Abstract

Shelf-edge deltas are the primary agents of sediment delivery to deeper-water slope and basin-plain depositional environments, and they represent significant targets for hydrocarbon exploration. Subsurface shelf-edge deltas from passive margins have been extensively studied with seismic-reflection data, and only recently have outcrop analogs been documented (e.g., smaller-scale shelf-and-slope systems in the Eocene Central Basin, Spitsbergen, and the Cretaceous Western Interior Seaway, North America). This study characterizes stratigraphic architecture and interprets depositional processes of outcropping deep-water upper-slope and deltaic strata of the Tres Pasos and Dorotea formations of the Late Cretaceous Magallanes foreland basin, southern Chile. The Dorotea delta system at Cerro Escondido is the topset element of an unstable, continental-margin-scale clinoform. Topset-to-basin-floor relief was on the order of two kilometers as a result of inherited tectonic relief from a precursor extensional-basin phase combined with the effects of thrust loading and foreland flexure. The superbly exposed Cerro Escondido outcrop exhibits a depositional-strike perspective of ~ 300 m of shelf-edge delta deposits, including two generally upward-coarsening lithofacies successions (each succession up to ~ 200 m of measured thickness).
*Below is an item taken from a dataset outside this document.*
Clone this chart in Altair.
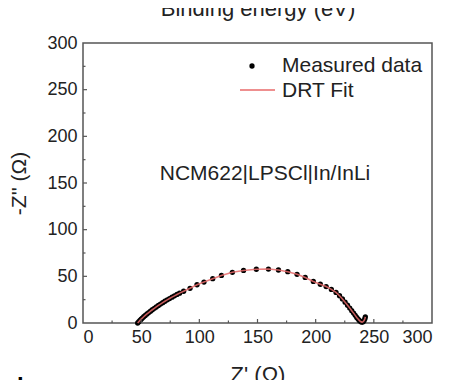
import altair as alt
import pandas as pd

# Measured impedance data (Z', -Z'')
z_real = [47.0, 48.0, 49.0, 50.0, 51.0, 52.2, 53.5, 55.0, 56.5, 58.0, 59.6, 61.3, 63.0, 64.8,
          66.6, 68.5, 70.4, 72.4, 74.4, 76.5, 78.6, 80.8, 83.0, 86.5, 92.0, 98.0, 104.0, 111.5,
          119.0, 128.4, 138.0, 149.0, 159.4, 168.0, 176.0, 184.0, 191.0, 198.0, 204.0, 209.0,
          213.5, 217.5, 220.5, 223.0, 225.3, 227.4, 229.3, 231.0, 232.6, 234.0, 235.3, 236.5,
          237.5, 238.4, 239.2, 240.0, 240.8, 241.6, 242.3, 242.7]
z_imag = [0.0, 1.4, 2.8, 4.1, 5.3, 6.7, 8.1, 9.7, 11.2, 12.7, 14.2, 15.7, 17.2, 18.8,
          20.3, 21.8, 23.3, 24.8, 26.2, 27.7, 29.1, 30.6, 32.0, 34.0, 37.2, 41.0, 43.8, 47.5,
          51.0, 54.3, 56.3, 57.6, 57.8, 56.8, 55.0, 52.2, 48.8, 44.5, 41.5, 39.0,
          36.0, 32.8, 29.2, 25.8, 22.3, 19.0, 16.0, 13.2, 10.6, 8.2, 6.0, 4.2,
          2.8, 1.8, 1.2, 1.0, 1.4, 2.6, 4.6, 6.6]

# DRT fit curve
fit_real = z_real
fit_imag = z_imag

tick_major = [50, 100, 150, 200, 250]
tick_minor = [25, 75, 125, 175, 225, 275]
axis_values = [0, 50, 100, 150, 200, 250, 300]

FONT = "Liberation Sans"
W, H = 349, 280

meas = pd.DataFrame({"x": z_real, "y": z_imag})
fit = pd.DataFrame({"x": fit_real, "y": fit_imag, "o": list(range(len(fit_real)))})

xscale = alt.Scale(domain=[0, 300], nice=False, zero=False)
yscale = alt.Scale(domain=[0, 300], nice=False, zero=False)

xaxis = alt.Axis(values=axis_values, title="Z' (Ω)", grid=False, domain=False, ticks=False,
                 labelFontSize=18, labelPadding=5, labelColor="#222", labelFont=FONT,
                 titleFontSize=22, titleFont=FONT, titleFontWeight="normal", titleColor="#222",
                 titleY=41, titleBaseline="top")
yaxis = alt.Axis(values=axis_values, title="-Z'' (Ω)", grid=False, domain=False, ticks=False,
                 labelFontSize=18, labelPadding=6, labelColor="#222", labelFont=FONT,
                 titleFontSize=21, titleFont=FONT, titleFontWeight="normal", titleColor="#222",
                 titleX=-54)

points = alt.Chart(meas).mark_circle(size=28, color="black", opacity=1).encode(
    x=alt.X("x:Q", scale=xscale, axis=xaxis),
    y=alt.Y("y:Q", scale=yscale, axis=yaxis),
)
line = alt.Chart(fit).mark_line(color="#e86a6a", strokeWidth=1.6, opacity=0.85).encode(
    x=alt.X("x:Q", scale=xscale),
    y=alt.Y("y:Q", scale=yscale),
    order="o:Q",
)

# inward ticks
xmaj = alt.Chart(pd.DataFrame({"v": tick_major})).mark_rule(color="#555", strokeWidth=1.2).encode(
    x=alt.X("v:Q", scale=xscale), y=alt.value(H), y2=alt.value(H - 4))
xmin = alt.Chart(pd.DataFrame({"v": tick_minor})).mark_rule(color="#555", strokeWidth=1.2).encode(
    x=alt.X("v:Q", scale=xscale), y=alt.value(H), y2=alt.value(H - 2.5))
ymaj = alt.Chart(pd.DataFrame({"v": tick_major})).mark_rule(color="#555", strokeWidth=1.2).encode(
    y=alt.Y("v:Q", scale=yscale), x=alt.value(0), x2=alt.value(4))
ymin = alt.Chart(pd.DataFrame({"v": tick_minor})).mark_rule(color="#555", strokeWidth=1.2).encode(
    y=alt.Y("v:Q", scale=yscale), x=alt.value(0), x2=alt.value(2.5))

# annotation
label = alt.Chart(pd.DataFrame({"t": ["NCM622|LPSCl|In/InLi"]})).mark_text(
    font=FONT, fontSize=21, color="#222", align="center", baseline="alphabetic").encode(
    text="t:N", x=alt.value(182), y=alt.value(137))

# legend
leg_pt = alt.Chart(pd.DataFrame({"a": [1]})).mark_circle(size=28, color="black", opacity=1).encode(
    x=alt.value(169), y=alt.value(23))
leg_ln = alt.Chart(pd.DataFrame({"a": [1]})).mark_rule(color="#e86a6a", strokeWidth=1.6).encode(
    x=alt.value(157), x2=alt.value(192), y=alt.value(47))
leg_txt = alt.Chart(pd.DataFrame({"t": ["Measured data", "DRT Fit"], "yy": [29, 54]})).mark_text(
    font=FONT, fontSize=21, color="#222", align="left", baseline="alphabetic").encode(
    text="t:N", x=alt.value(199), y=alt.Y("yy:Q", scale=None))

# partial texts from neighbouring panels
top_txt = alt.Chart(pd.DataFrame({"t": ["Binding energy (eV)"]})).mark_text(
    font=FONT, fontSize=22, color="#222", align="center", baseline="alphabetic").encode(
    text="t:N", x=alt.value(175), y=alt.value(-27))
panel_b = alt.Chart(pd.DataFrame({"t": ["b"]})).mark_text(
    font=FONT, fontSize=24, fontWeight="bold", color="black", align="left", baseline="alphabetic").encode(
    text="t:N", x=alt.value(-66), y=alt.value(352))

chart = alt.layer(
    points, line, xmaj, xmin, ymaj, ymin, label, leg_pt, leg_ln, leg_txt, top_txt, panel_b
).properties(
    width=W, height=H,
    autosize=alt.AutoSizeParams(type="none"),
    padding={"left": 75, "top": 35, "right": 15, "bottom": 62},
).configure_view(stroke="#555", strokeWidth=1.5)

chart.save("out.html", embed_options={"renderer": "svg", "actions": False})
Lithofacies successions are composed of upward-shoaling lithofacies associations, including prodelta turbidites overlain by thick wave-reworked delta-front, or shoreface, sandstones and subaqueous delta-plain distributary-channel and interdistributary deposits. Successions at Cerro Escondido are distinctively different from upward-shoaling deposits documented in other outcrop-based studies: they include thicker, coarser-grained delta-plain and delta-front strata and relatively coarse-grained prodelta turbidites in pockets of shelf-edge accommodation created as a result of mass wasting. Conditions inherent to the relatively unstable, continental-margin-scale, linked Dorotea shelf and Tres Pasos slope facilitated the development of successions at Cerro Escondido. Therefore, outcrops at Cerro Escondido provide unique insights into shelf-edge architecture and development, which can be applied to models of continental-margin evolution.